Higher Oil Prices Don't Equal Increase in Hiring ... Yet

In recent months, the oil and gas industry has seen the price of crude oil rise to around $50 per barrel and it’s left many speculating on whether we’ll see a spike in employment as well.

Not so fast, says Texas economist Karr Ingham.

Data from the Texas Petro Index (TPI) this month showed that unemployment continues to rise (100,000 upstream jobs have been lost) despite crude oil price increases and the increased number of drilling rigs operating in Texas in June.

“Unemployment will probably continue to increase because there’s always a lag time of several months” after everything bottoms out, Ingham, who created and maintains the TPI, told Rigzone. “Industry employment typically responds within a six-month time frame ... let’s assume February 2016 ends up being the bottom in terms of crude oil pricing and that prices remain relatively simulative. If we were to date six months after that, we’re looking at August.”

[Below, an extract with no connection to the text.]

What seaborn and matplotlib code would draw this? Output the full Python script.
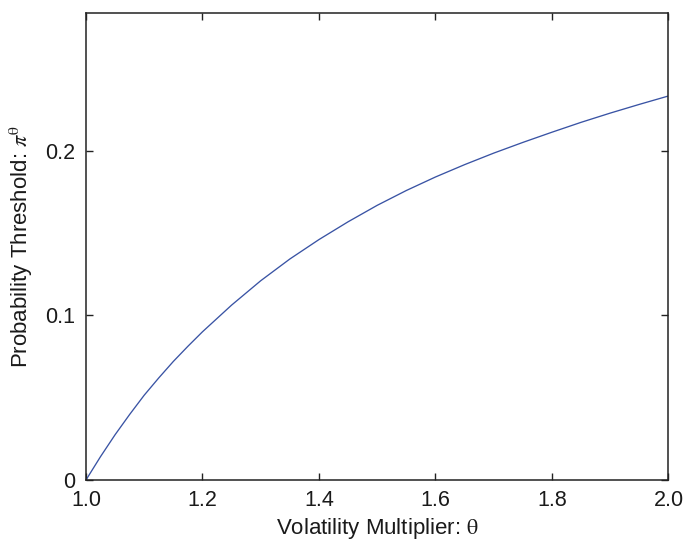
from matplotlib import pyplot as plt
import pandas as pd
import numpy as np
import seaborn as sns

# values
theta = [1.000, 1.025, 1.050, 1.075, 1.100, 1.125, 1.150, 1.175, 1.20, 1.25,
         1.30, 1.35, 1.40, 1.45, 1.50, 1.55, 1.60, 1.65, 1.70, 1.75, 1.80,
         1.85, 1.90, 1.95, 2.00]
pi_theta = [0.0, 0.0142, 0.0275, 0.0398, 0.0515, 0.0620, 0.0720, 0.0812,
            0.0900, 0.1062, 0.1210, 0.1342, 0.1460, 0.1568, 0.1668, 0.1758,
            0.1840, 0.1915, 0.1985, 0.2050, 0.2112, 0.2172, 0.2228, 0.2281,
            0.2332]
xticks = [1.0, 1.2, 1.4, 1.6, 1.8, 2.0]
yticks = [0, 0.1, 0.2]
yticklabels = ['0', '0.1', '0.2']

sns.set_style('ticks')
plt.rcParams['font.family'] = ['Liberation Sans', 'DejaVu Sans']
plt.rcParams['mathtext.fontset'] = 'stix'
plt.rcParams['xtick.direction'] = 'in'
plt.rcParams['ytick.direction'] = 'in'

df = pd.DataFrame({'theta': theta, 'pi': pi_theta})

fig = plt.figure(figsize=(6.84, 5.41), dpi=100)
ax = fig.add_axes([0.1257, 0.1128, 0.8516, 0.8632])
sns.lineplot(data=df, x='theta', y='pi', ax=ax, color='#3953a4', linewidth=0.95)

ax.set_xlim(1.0, 2.0)
ax.set_ylim(0, 0.2836)
ax.set_xticks(xticks)
ax.set_xticklabels(['%.1f' % v for v in xticks])
ax.set_yticks(yticks)
ax.set_yticklabels(yticklabels)
ax.tick_params(axis='both', labelsize=15.5, length=5, width=1.0, color='#222222',
               labelcolor='#1a1a1a', top=True, right=True)
ax.tick_params(axis='x', pad=7)
ax.tick_params(axis='y', pad=8)
for s in ax.spines.values():
    s.set_linewidth(1.1)
    s.set_color('#222222')

ax.set_xlabel(r'Volatility Multiplier: $\mathrm{\theta}$', fontsize=16,
              color='#1a1a1a')
ax.set_ylabel(r'Probability Threshold: $\pi^{\mathrm{\theta}}$', fontsize=16,
              color='#1a1a1a')
ax.xaxis.set_label_coords(0.5, -0.077)
ax.yaxis.set_label_coords(-0.087, 0.5)

fig.savefig('out.png', dpi=100)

Ingham added that companies are not going to be so quick to assume employment costs again after they’ve gone through the pain of eliminating costs through workforce reductions – even with $50 oil.  

“This is going to be a long process before we start to add a significant number of jobs to the upstream oil and gas sector in Texas,” Ingham said. “We’ll continue to see job losses for the next few months, but by August, I hope it stabilizes and we stop losing oilfield jobs on a monthly basis. Will it be a resurgence of hiring? No. It will be slow.”